Commons Charters: From The Great Lakes to Madrid, and Reclaiming a Common(s), NYC, Feb. 14, 2013

What: Discussion
When: Thursday February 14th 6:00pm
Where: 16 Beaver Street, 4th Floor
Who: Free and open to all

We would like to invite everyone to a discussion and evening organized
with our friends from Making Worlds.

The event builds upon existing discussions that we have each organized
over the last few years around the common(s) and more recent discussions
in which we have tried to imagine collectively different modes of pairing
struggle and antagonism to capitalism with formal/informal processes of
mutual aid, collective care and cultivation of the common(s).

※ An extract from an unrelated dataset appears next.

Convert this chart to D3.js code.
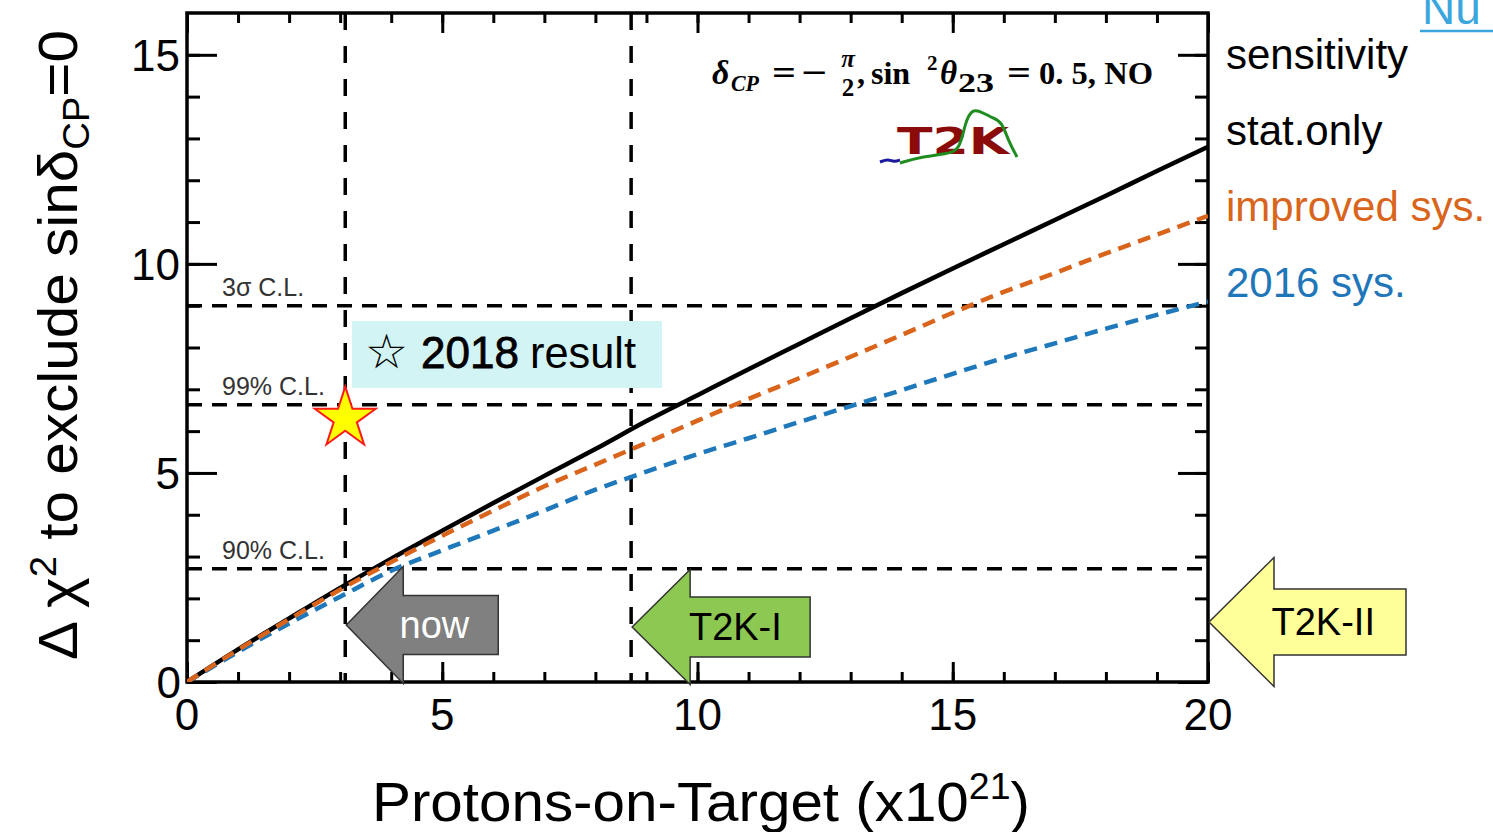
<!DOCTYPE html>
<html>
<head>
<meta charset="utf-8">
<script src="https://cdn.jsdelivr.net/npm/d3@7"></script>
<style>
  body { margin: 0; background: #fff; }
  svg { display: block; font-family: "Liberation Sans", Arial, sans-serif; }
</style>
</head>
<body>
<svg id="chart" width="1493" height="832"></svg>
<script>
// POT in units of 1e21
const pot = [0, 1, 2, 3, 4, 5, 6, 7, 8, 9, 10, 11, 12, 13, 14, 15, 16, 17, 18, 19, 20];
const sensitivity = [0, 0.78, 1.52, 2.25, 2.95, 3.62, 4.28, 4.93, 5.57, 6.24, 6.86, 7.48, 8.09, 8.7, 9.3, 9.89, 10.47, 11.05, 11.63, 12.22, 12.8];
const improvedSys = [0, 0.77, 1.5, 2.21, 2.87, 3.5, 4.1, 4.68, 5.2, 5.72, 6.25, 6.77, 7.27, 7.78, 8.3, 8.83, 9.33, 9.78, 10.25, 10.7, 11.15];
const sys2016 = [0, 0.72, 1.4, 2.04, 2.66, 3.15, 3.62, 4.1, 4.6, 5.03, 5.45, 5.83, 6.22, 6.6, 6.98, 7.37, 7.75, 8.1, 8.45, 8.78, 9.1];

const clLevels = [
  {label: "3σ C.L.", value: 9},
  {label: "99% C.L.", value: 6.63},
  {label: "90% C.L.", value: 2.71}
];
const potMarks = [3.1, 8.7];
const result2018 = {pot: 3.1, chi2: 6.3};
const phases = [
  {name: "now", pot: 3.1, fill: "#808080", text: "#fff"},
  {name: "T2K-I", pot: 8.7, fill: "#8dc852", text: "#000"},
  {name: "T2K-II", pot: 20, fill: "#ffff99", text: "#000"}
];
const legendItems = [
  {label: "sensitivity", color: "#000"},
  {label: "stat.only", color: "#000"},
  {label: "improved sys.", color: "#d9641c"},
  {label: "2016 sys.", color: "#1f76b9"}
];
const xMajor = [0, 5, 10, 15, 20];
const yMajor = [0, 5, 10, 15];

const ORANGE = "#d9641c";
const BLUE = "#1f78ba";

const svg = d3.select("#chart");
const pLeft = 187, pRight = 1208, pTop = 13, pBottom = 682;

const x = d3.scaleLinear().domain([0, 20]).range([pLeft, pRight]);
const y = d3.scaleLinear().domain([0, 16]).range([pBottom, pTop]);

// frame + ticks (all inward)
function drawAxis(axis, transform, ticks, size) {
  svg.append("g")
    .attr("transform", transform)
    .call(axis.tickValues(ticks).tickSize(size).tickFormat(""))
    .call(g => g.select(".domain").remove())
    .call(g => g.selectAll("line").attr("stroke", "#000").attr("stroke-width", 3));
}
const xMinor = d3.range(0, 21);
const yMinor = d3.range(0, 16);
drawAxis(d3.axisBottom(x), `translate(0,${pBottom})`, xMinor, -10);
drawAxis(d3.axisBottom(x), `translate(0,${pBottom})`, xMajor, -20);
drawAxis(d3.axisTop(x), `translate(0,${pTop})`, xMinor, -10);
drawAxis(d3.axisTop(x), `translate(0,${pTop})`, xMajor, -20);
drawAxis(d3.axisLeft(y), `translate(${pLeft},0)`, yMinor, -13);
drawAxis(d3.axisLeft(y), `translate(${pLeft},0)`, yMajor, -30);
drawAxis(d3.axisRight(y), `translate(${pRight},0)`, yMinor, -13);
drawAxis(d3.axisRight(y), `translate(${pRight},0)`, yMajor, -30);

svg.append("rect")
  .attr("x", pLeft).attr("y", pTop)
  .attr("width", pRight - pLeft).attr("height", pBottom - pTop)
  .attr("fill", "none").attr("stroke", "#000").attr("stroke-width", 3.5);

// tick labels
svg.append("g").selectAll("text").data(xMajor).join("text")
  .attr("x", d => x(d)).attr("y", 730)
  .attr("text-anchor", "middle").attr("font-size", 44)
  .text(d => d);
svg.append("g").selectAll("text").data(yMajor).join("text")
  .attr("x", d => d === 0 ? 181 : 180).attr("y", d => y(d) + 16)
  .attr("text-anchor", "end").attr("font-size", 44)
  .text(d => d);

// C.L. lines
svg.append("g").selectAll("line").data(clLevels).join("line")
  .attr("x1", pLeft).attr("x2", pRight)
  .attr("y1", d => y(d.value)).attr("y2", d => y(d.value))
  .attr("stroke", "#000").attr("stroke-width", 3.5)
  .attr("stroke-dasharray", "15,10");
svg.append("g").selectAll("text").data(clLevels).join("text")
  .attr("x", 222).attr("y", d => y(d.value) - 10)
  .attr("font-size", 25).attr("fill", "#333")
  .text(d => d.label);

svg.append("g").selectAll("line").data(potMarks).join("line")
  .attr("x1", d => x(d)).attr("x2", d => x(d))
  .attr("y1", pTop).attr("y2", pBottom)
  .attr("stroke", "#000").attr("stroke-width", 3.5)
  .attr("stroke-dasharray", "17,16");

// curves
svg.append("clipPath").attr("id", "plotclip")
  .append("rect").attr("x", pLeft).attr("y", pTop)
  .attr("width", pRight - pLeft).attr("height", pBottom - pTop);
const line = d3.line().x((d, i) => x(pot[i])).y(d => y(d)).curve(d3.curveMonotoneX);
const curves = svg.append("g").attr("clip-path", "url(#plotclip)");
curves.append("path").attr("d", line(sensitivity))
  .attr("fill", "none").attr("stroke", "#000").attr("stroke-width", 4.5);
curves.append("path").attr("d", line(sys2016))
  .attr("fill", "none").attr("stroke", BLUE).attr("stroke-width", 4.5)
  .attr("stroke-dasharray", "13,8");
curves.append("path").attr("d", line(improvedSys))
  .attr("fill", "none").attr("stroke", ORANGE).attr("stroke-width", 4.5)
  .attr("stroke-dasharray", "13,8");

// 2018 result box
svg.append("rect").attr("x", 352).attr("y", 321).attr("width", 310).attr("height", 67)
  .attr("fill", "#d2f4f4");
svg.append("text").attr("x", 365).attr("y", 368)
  .attr("font-family", "DejaVu Sans").attr("font-size", 48).text("☆");
svg.append("text").attr("x", 421).attr("y", 368).attr("font-size", 44)
  .attr("stroke", "#000").attr("stroke-width", 0.8).text("2018");
svg.append("text").attr("x", 530).attr("y", 368).attr("font-size", 44)
  .attr("textLength", 106).attr("lengthAdjust", "spacingAndGlyphs").text("result");

svg.append("path")
  .attr("d", d3.symbol(d3.symbolStar, 1150)())
  .attr("transform", `translate(${x(result2018.pot)},${y(result2018.chi2)})`)
  .attr("fill", "#ffff00").attr("stroke", "#ff1a1a").attr("stroke-width", 2);

// phase arrows
const arrowGeom = {
  "now": {tipY: 625, head: 57, halfHead: 58.5, halfBody: 29.5, len: 152},
  "T2K-I": {tipY: 627, head: 58, halfHead: 57.5, halfBody: 30, len: 178},
  "T2K-II": {tipY: 622, head: 65, halfHead: 64.5, halfBody: 33, len: 197}
};
phases.forEach(p => {
  const g = arrowGeom[p.name];
  const tx = x(p.pot) + 1;
  const pts = [
    [tx, g.tipY], [tx + g.head, g.tipY - g.halfHead], [tx + g.head, g.tipY - g.halfBody],
    [tx + g.len, g.tipY - g.halfBody], [tx + g.len, g.tipY + g.halfBody],
    [tx + g.head, g.tipY + g.halfBody], [tx + g.head, g.tipY + g.halfHead]
  ];
  svg.append("path").attr("d", d3.line()(pts) + "Z")
    .attr("fill", p.fill).attr("stroke", "#333").attr("stroke-width", 1.5);
  svg.append("text")
    .attr("x", tx + g.len * 0.58)
    .attr("y", g.tipY + 13)
    .attr("text-anchor", "middle").attr("font-size", 38).attr("fill", p.text)
    .text(p.name);
});

// legend
svg.append("g").selectAll("text").data(legendItems).join("text")
  .attr("x", 1226).attr("y", (d, i) => 69 + i * 76)
  .attr("font-size", 42).attr("fill", d => d.color)
  .text(d => d.label);

// formula: delta_CP = -pi/2, sin^2 theta_23 = 0.5, NO
const formulaParts = [
  {t: "δ", x: 712, y: 84, size: 34, italic: true},
  {t: "CP", x: 731, y: 91, size: 23, italic: true, len: 28},
  {t: "=", x: 772, y: 84, size: 34, len: 24},
  {t: "−", x: 801, y: 84, size: 34, len: 26},
  {t: "π", x: 848, y: 67, size: 25, italic: true, mid: true},
  {t: "2", x: 848, y: 96, size: 25, mid: true},
  {t: ",", x: 857, y: 84, size: 32},
  {t: "sin", x: 871, y: 84, size: 32},
  {t: "2", x: 927, y: 70, size: 21},
  {t: "θ", x: 940, y: 84, size: 33, italic: true},
  {t: "23", x: 958, y: 92, size: 27, len: 36},
  {t: "=", x: 1007, y: 84, size: 34, len: 24},
  {t: "0. 5, NO", x: 1039, y: 84, size: 32, len: 114}
];
svg.append("g").selectAll("text").data(formulaParts).join("text")
  .attr("x", d => d.x).attr("y", d => d.y)
  .attr("text-anchor", d => d.mid ? "middle" : "start")
  .attr("font-family", "Liberation Serif").attr("font-weight", "bold")
  .attr("font-size", d => d.size)
  .attr("font-style", d => d.italic ? "italic" : "normal")
  .attr("textLength", d => d.len || null)
  .attr("lengthAdjust", "spacingAndGlyphs")
  .text(d => d.t);

// T2K logo
const logoWave = [[900, 163], [920, 157], [947, 154], [960, 150], [965, 122], [973, 108], [983, 113], [993, 118], [1002, 122], [1008, 140], [1017, 157]];
const logoTail = [[880, 162], [888, 159], [894, 162], [900, 160]];
svg.append("text").attr("x", 897).attr("y", 154)
  .attr("font-family", "DejaVu Sans").attr("font-weight", "bold").attr("font-size", 38)
  .attr("fill", "#8b0a0a").attr("textLength", 112).attr("lengthAdjust", "spacingAndGlyphs")
  .text("T2K");
svg.append("path").attr("d", d3.line().curve(d3.curveBasis)(logoTail))
  .attr("fill", "none").attr("stroke", "#1a1aa0").attr("stroke-width", 3);
svg.append("path").attr("d", d3.line().curve(d3.curveBasis)(logoWave))
  .attr("fill", "none").attr("stroke", "#1e8c1e").attr("stroke-width", 3);

// axis titles
const xt = svg.append("text").attr("x", 701).attr("y", 821)
  .attr("text-anchor", "middle").attr("font-size", 56)
  .attr("textLength", 658).attr("lengthAdjust", "spacingAndGlyphs");
xt.append("tspan").text("Protons-on-Target (x10");
xt.append("tspan").attr("font-size", 36).attr("dy", -22).text("21");
xt.append("tspan").attr("dy", 22).text(")");

const yt = svg.append("text").attr("transform", "translate(77,345) rotate(-90)")
  .attr("text-anchor", "middle").attr("font-size", 55)
  .attr("textLength", 630).attr("lengthAdjust", "spacingAndGlyphs");
yt.append("tspan").text("Δ χ");
yt.append("tspan").attr("font-size", 36).attr("dy", -21).text("2");
yt.append("tspan").attr("dy", 21).text(" to exclude sinδ");
yt.append("tspan").attr("font-size", 36).attr("dy", 12).text("CP");
yt.append("tspan").attr("dy", -12).text("=0");

// corner link text
svg.append("text").attr("x", 1422).attr("y", 24).attr("font-size", 46)
  .attr("fill", "#3ba6dd").text("Nu");
svg.append("line").attr("x1", 1420).attr("x2", 1493).attr("y1", 31).attr("y2", 31)
  .attr("stroke", "#3ba6dd").attr("stroke-width", 2.5);
</script>
</body>
</html>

The questions are basic ones concerning the processes of destruction or
privatization of the basic premises of life (food, water, air, genes,
seeds, ideas, language, learning, land, ...) and include the material
needs of being able to collectively reproduce our lives in struggle. They
also revolve around the capacity of this change in climate (both
ecologically and socio-politically) we are living through to posit or
propose alternatives to state (public?) or corporate (private?) control of
life.

The evening will unfold in two parts.

The first part of the evening is a conversation with Isidro Lopez and
Alexa Bradley who are currently participating in the development of
commons charters. Isidro Lopez will discuss his involvement with
Observatorio Metropolitano and the “Carta de los Comunes”, a Commons
Charter for the city of Madrid [Spain] elaborated collectively in 2011.
Alexa Bradley will be discussing her current work with the Great Lakes
Commons Initiative, a broad organizing effort to catalyze a cross border
citizen movement to put human need, ecological survival and democratized
decision making at the center of the Great Lakes governance.

More generally, commons charters are documents created by communities
seeking to take back control and care of their livelihoods and
environments. Among examples, we discover The Magna Carta’s often
overlooked Charter of the Forest written in 1066 by the commoners of
England demanding their right to use the land for their common needs:
grazing, wood for cooking, peat for fuel, and fishing rights to name a
few. In recent years, different initiatives throughout the world have
recovered these kinds of documents, as is the case of the Carta de los
Comunes (Madrid, Spain), and the Great Lakes Initiative (US-Canada).

The second part of the evening, we will try to resume the discussion
focusing on some initiatives or efforts that could potentially address
these concerns in New York, Madrid and beyond.

We will also be joined by Silvia Federici and George Caffentzis and other
friends with whom we began a more public exploration of some common
concerns with 'Beyond Good and Evil Commons: Debt, Economic Crisis and the Production of Commons' in the summer of 2011.